Gascony under the English

This question gives the impression – I'm not saying it's necessarily an accurate one – that the setter was reading about Gascony, saw the dates during which it was under English rule, and spotted a quiz question.

Makes sense ... up to a point. Only thing is, it's not that simple for the person who has to answer the question. I reckon you'd need to be a bit of an expert in this period of English (and/or French) history, and/or French geography, to be able to pick out Gascony as the correct answer.

I've said before on this website that history is not really my subject; and neither is geography. I just try to pick out the facts that I need to know in order to answer quiz questions. As John Smith put it in How to Win Any Pub Quiz: not so much deep draughts from the font of knowledge, as tiny eclectic sips.

And this is what I think my investigations into this particular topic have established:

England ruled a considerable portion of France at this time, owing to the cross–fertilisation between the royal houses of the two nations (beginning with the Norman Conquest).

Normandy came with William the Conqueror in 1066, and Anjou came with Henry II in 1154. Aquitaine (including Gascony) also came with Henry II, but in 1152 through his marriage to Eleanor of Aquitaine. Gascony is the only one of these territories that is undisputably an area of south–west France, which is why a knowledge of French geography would help you to answer the question.

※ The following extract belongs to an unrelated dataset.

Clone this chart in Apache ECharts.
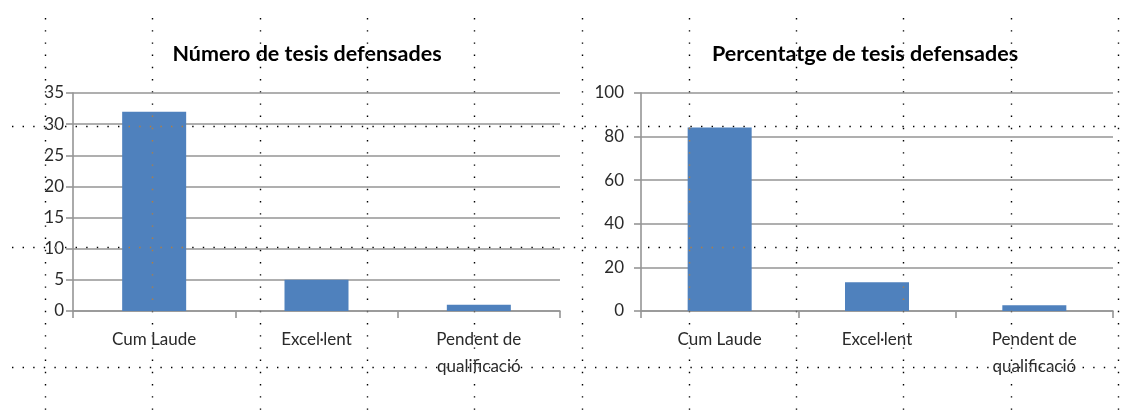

Anjou and Normandy were lost in 1204, during the reign of King John; his son, Henry III, renounced his claim to those lands in the 1259 Treaty of Paris.

Philip VI of France confiscated Aquitaine in 1337. England fought to retain it in the Hundred Years' War, and Edward III claimed the title 'King of France and the French Royal Arms' in 1340. He captured Calais in 1347, and that city was formally assigned to English rule by a treaty of 1360.

Unfortunately for Edward's successors, England lost the war. This meant the loss of Aquitaine and Gascony in 1453, leaving Calais as England's only possession in France. That was recaptured by the French in 1558 – prompting Mary Tudor to lament that when she was dead and opened, they would find 'Calais' lying in her heart (along with 'Philip' – her husband, Philip II of Spain).